No, we have been a few times to initiate the project, and to check on progress. We also employed a young Maroccoan woman to help with the liaising. Sporadically we would get terrible Nokia phone pics tracking the progress and asking for advice. All in ,all the rugs were based on inshallah – meaning we were open to the designs being interpreted to whatever extent. This was a crucial part of the experience and the process.
You’ve worked with the designers and artists you have collaborated on this project before, but why did you select this particular group for Rug Trip I: Morocco?
Andrea Caputo and I curated the group together. We had like-minded ideas on the first team, seeing parallels between a few grafitti writers works and the markings on traditional Berber carpets.
Was there a brief for the artists, and were there particular reasons for those you chose to join the project?
No brief, the connections in their work were already apparent.
Can you tell us more about Plusdesign Gallery and why you worked with them on this project? Did Andrea and Luca also join your trek to the High Atlas mountains for this project?
We came up with the idea whilst working on a show together by Cali Thornhill Dewitt and I. Essentially a design alert, this project really resonated with the concepts behind the gallery, and it was all very smooth and uncomplicated.
Why do you choose to collaborate with the two creatives Invernomuto?
Yes, as the project is with the Milanese Plusdesign duo, we wanted to document our time there. We used mutual friends Invernomuto to document the experience and they were perfect – with the stamina and eye we needed. These guys are welcome on any of the other legs of this project!
What was the wildest thing that happened on the trip?

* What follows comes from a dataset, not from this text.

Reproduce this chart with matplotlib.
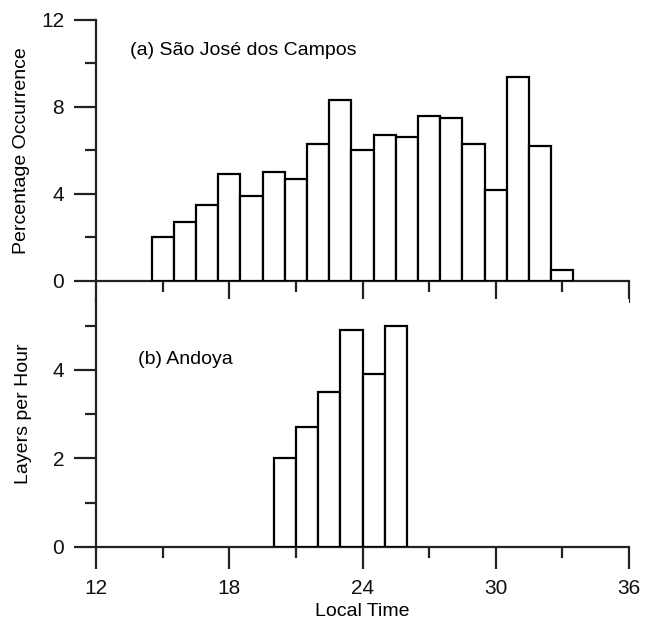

The wildest thing was the time-frame of travelling to Morocco then reaching the outpost in Imlil and then trekking somewhat blindly in search of rugs. After three days we returned to our respective cities with the project well in place, and with the experience to match. We filmed for hours, collected field recordings of the music and people and goats. It was seamless and so exhilaratingly perfect, and all in three days. This was the most remarkable thing.